* Description of the task *
Repeat exactly the lines running from the first line of the data to the line containing "top_g100 = [0.97, 0.93, 0.80, 0.45, 0.20, 0.00, 0.00, 0.00]", both ends included, and nothing else; drop the pictures.

* Data extract *

## START

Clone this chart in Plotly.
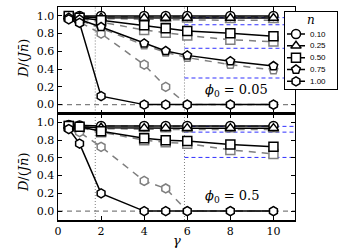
import plotly.graph_objects as go
from plotly.subplots import make_subplots

gamma = [0.5, 1, 2, 4, 5, 6, 8, 10]
n_labels = ["0.10", "0.25", "0.50", "0.75", "1.00"]
symbols = ["circle", "triangle-up", "square", "pentagon", "hexagon"]

# phi0 = 0.05 (top panel) -- solid black series
top_n010 = [0.99, 1.00, 1.00, 1.00, 1.00, 1.00, 1.00, 1.00]
top_n025 = [0.99, 0.99, 0.98, 0.975, 0.975, 0.975, 0.975, 0.975]
top_n050 = [1.00, 0.98, 0.95, 0.895, 0.86, 0.83, 0.805, 0.77]
top_n075 = [0.98, 0.96, 0.875, 0.69, 0.605, 0.555, 0.49, 0.435]
top_n100 = [0.96, 0.92, 0.095, 0.00, 0.00, 0.00, 0.00, 0.00]
# phi0 = 0.05 -- gray dashed series
top_g010 = [0.99, 0.99, 0.99, 0.99, 0.99, 0.99, 0.99, 0.99]
top_g025 = [0.99, 0.98, 0.97, 0.96, 0.96, 0.955, 0.95, 0.95]
top_g050 = [0.99, 0.97, 0.93, 0.84, 0.81, 0.78, 0.73, 0.71]
top_g075 = [0.98, 0.95, 0.86, 0.67, 0.59, 0.53, 0.45, 0.39]
top_g100 = [0.97, 0.93, 0.80, 0.45, 0.20, 0.00, 0.00, 0.00]

# phi0 = 0.5 (bottom panel) -- solid black series
bot_n010 = [0.97, 0.965, 0.96, 0.96, 0.96, 0.96, 0.96, 0.96]
bot_n025 = [0.96, 0.95, 0.94, 0.935, 0.935, 0.935, 0.935, 0.935]
bot_n050 = [0.96, 0.95, 0.90, 0.82, 0.80, 0.79, 0.75, 0.725]
bot_n100 = [0.925, 0.76, 0.20, 0.00, 0.00, 0.00, 0.00, 0.00]
# phi0 = 0.5 -- gray dashed series
bot_g010 = [0.96, 0.96, 0.955, 0.955, 0.955, 0.955, 0.955, 0.955]
bot_g025 = [0.95, 0.94, 0.93, 0.92, 0.92, 0.92, 0.92, 0.92]
bot_g050 = [0.96, 0.94, 0.89, 0.80, 0.775, 0.76, 0.69, 0.645]
bot_g100 = [0.93, 0.89, 0.725, 0.34, 0.255, 0.00, 0.00, 0.00]

gamma_marks = [1.73, 5.87]
top_asym = [0.98, 0.90, 0.635, 0.30]
bot_asym = [0.955, 0.89, 0.605]
x_max = 11

BLACK = "black"
GRAY = "#7f7f7f"
SERIF = "DejaVu Serif"

# layout geometry (paper spans x 58..338 px, y 7..220 px)
MAIN_X = [0, 0.8464]
LEG_X = [0.8107, 0.9964]
LEG_Y = [0.613, 0.978]

fig = make_subplots(rows=2, cols=1, shared_xaxes=True, vertical_spacing=0)

top_black = [top_n010, top_n025, top_n050, top_n075, top_n100]
top_gray = [top_g010, top_g025, top_g050, top_g075, top_g100]
bot_black = [bot_n010, bot_n025, bot_n050, None, bot_n100]
bot_gray = [bot_g010, bot_g025, bot_g050, None, bot_g100]


def add_series(vals, row, sym, color, dash):
    fig.add_trace(go.Scatter(
        x=gamma, y=vals, mode="lines+markers", showlegend=False,
        line=dict(color=color, width=1.5, dash=dash),
        marker=dict(symbol=sym, size=9, color="white",
                    line=dict(color=color, width=1.5)),
    ), row=row, col=1)


for i in range(5):
    if top_gray[i] is not None:
        add_series(top_gray[i], 1, symbols[i], GRAY, "7px,6px")
    if bot_gray[i] is not None:
        add_series(bot_gray[i], 2, symbols[i], GRAY, "7px,6px")
for i in range(5):
    if top_black[i] is not None:
        add_series(top_black[i], 1, symbols[i], BLACK, "solid")
    if bot_black[i] is not None:
        add_series(bot_black[i], 2, symbols[i], BLACK, "solid")

# reference lines
for yref, xref, asym in [("y", "x", top_asym), ("y2", "x2", bot_asym)]:
    fig.add_shape(type="line", xref=xref + " domain", yref=yref, x0=0, x1=1, y0=0, y1=0,
                  line=dict(color=GRAY, width=1.2, dash="5px,4px"), layer="below")
    for g in gamma_marks:
        fig.add_shape(type="line", xref=xref, yref=yref + " domain", x0=g, x1=g, y0=0, y1=1,
                      line=dict(color=GRAY, width=1, dash="1px,2px"), layer="below")
    for a in asym:
        fig.add_shape(type="line", xref=xref, yref=yref, x0=gamma_marks[1], x1=x_max, y0=a, y1=a,
                      line=dict(color="#3030ff", width=1, dash="4px,3px"), layer="below")

axis_common = dict(showline=True, linecolor=BLACK, linewidth=1.5, mirror="allticks",
                   ticks="inside", ticklen=4, tickwidth=1, tickcolor=BLACK,
                   showgrid=False, zeroline=False,
                   tickfont=dict(family=SERIF, size=11, color=BLACK))
fig.update_xaxes(range=[0, x_max], tickvals=[0, 2, 4, 6, 8, 10], domain=MAIN_X, **axis_common)
fig.update_xaxes(showticklabels=False, row=1, col=1)
fig.update_yaxes(range=[-0.1, 1.1], tickvals=[0, 0.2, 0.4, 0.6, 0.8, 1.0],
                 tickformat=".1f", **axis_common)
fig.update_layout(yaxis=dict(domain=[0.5, 1]), yaxis2=dict(domain=[0, 0.5]))

# ---- legend as an inset panel (pixel-like units) ----
LEG_W, LEG_H = 52, 77.6
leg_first, leg_step = 22.3, 11.8
fig.update_layout(
    xaxis3=dict(domain=LEG_X, range=[0, LEG_W], anchor="y3", visible=True,
                showline=True, linecolor=BLACK, linewidth=1, mirror=True,
                showticklabels=False, ticks="", showgrid=False, zeroline=False,
                fixedrange=True),
    yaxis3=dict(domain=LEG_Y, range=[LEG_H, 0], anchor="x3",
                showline=True, linecolor=BLACK, linewidth=1, mirror=True,
                showticklabels=False, ticks="", showgrid=False, zeroline=False,
                fixedrange=True),
)
fig.add_trace(go.Scatter(x=[0, LEG_W, LEG_W, 0, 0], y=[0, 0, LEG_H, LEG_H, 0],
                         fill="toself", fillcolor="white", mode="none",
                         showlegend=False, hoverinfo="skip", xaxis="x3", yaxis="y3"))
for i, (lab, sym) in enumerate(zip(n_labels, symbols)):
    yy = leg_first + i * leg_step
    fig.add_trace(go.Scatter(x=[2, 20], y=[yy, yy], mode="lines", showlegend=False,
                             line=dict(color=BLACK, width=1.5), hoverinfo="skip",
                             xaxis="x3", yaxis="y3"))
    fig.add_trace(go.Scatter(x=[11], y=[yy], mode="markers", showlegend=False,
                             marker=dict(symbol=sym, size=9, color="white",
                                         line=dict(color=BLACK, width=1.5)),
                             hoverinfo="skip", xaxis="x3", yaxis="y3"))
    fig.add_annotation(xref="x3", yref="y3", x=23, y=yy, text=lab, showarrow=False,
                       xanchor="left", yanchor="middle",
                       font=dict(family="Liberation Sans", size=8, color=BLACK))
fig.add_annotation(xref="x3", yref="y3", x=LEG_W / 2, y=8.5, text="<i>n</i>",
                   showarrow=False, xanchor="center", yanchor="middle",
                   font=dict(family=SERIF, size=12, color=BLACK))

ytitle = "<i>D</i>/(<i>J</i><i>n̄</i>)"
annots = [
    dict(text=ytitle, x=-0.125, y=0.76, textangle=-90),
    dict(text=ytitle, x=-0.125, y=0.225, textangle=-90),
    dict(text="<i>γ</i>", x=(177 - 58) / 280, y=-0.098, textangle=0),
]
for a in annots:
    fig.add_annotation(xref="paper", yref="paper", showarrow=False,
                       font=dict(family=SERIF, size=13, color=BLACK),
                       xanchor="center", yanchor="middle", **a)
fig.add_annotation(xref="x", yref="y", x=8.3, y=0.16, showarrow=False,
                   text="<i>ϕ</i><sub>0</sub> = 0.05",
                   font=dict(family=SERIF, size=13, color=BLACK))
fig.add_annotation(xref="x2", yref="y2", x=8.1, y=0.16, showarrow=False,
                   text="<i>ϕ</i><sub>0</sub> = 0.5",
                   font=dict(family=SERIF, size=13, color=BLACK))

fig.update_layout(
    width=340, height=251,
    margin=dict(l=58, r=2, t=7, b=31),
    paper_bgcolor="white", plot_bgcolor="white",
    showlegend=False,
)

fig.write_html("out.html",
               config={"displayModeBar": False, "staticPlot": True},
               post_script="document.body.style.margin='0';document.body.style.overflow='hidden';")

## END

* Complete output *
Clone this chart in Plotly.
import plotly.graph_objects as go
from plotly.subplots import make_subplots

gamma = [0.5, 1, 2, 4, 5, 6, 8, 10]
n_labels = ["0.10", "0.25", "0.50", "0.75", "1.00"]
symbols = ["circle", "triangle-up", "square", "pentagon", "hexagon"]

# phi0 = 0.05 (top panel) -- solid black series
top_n010 = [0.99, 1.00, 1.00, 1.00, 1.00, 1.00, 1.00, 1.00]
top_n025 = [0.99, 0.99, 0.98, 0.975, 0.975, 0.975, 0.975, 0.975]
top_n050 = [1.00, 0.98, 0.95, 0.895, 0.86, 0.83, 0.805, 0.77]
top_n075 = [0.98, 0.96, 0.875, 0.69, 0.605, 0.555, 0.49, 0.435]
top_n100 = [0.96, 0.92, 0.095, 0.00, 0.00, 0.00, 0.00, 0.00]
# phi0 = 0.05 -- gray dashed series
top_g010 = [0.99, 0.99, 0.99, 0.99, 0.99, 0.99, 0.99, 0.99]
top_g025 = [0.99, 0.98, 0.97, 0.96, 0.96, 0.955, 0.95, 0.95]
top_g050 = [0.99, 0.97, 0.93, 0.84, 0.81, 0.78, 0.73, 0.71]
top_g075 = [0.98, 0.95, 0.86, 0.67, 0.59, 0.53, 0.45, 0.39]
top_g100 = [0.97, 0.93, 0.80, 0.45, 0.20, 0.00, 0.00, 0.00]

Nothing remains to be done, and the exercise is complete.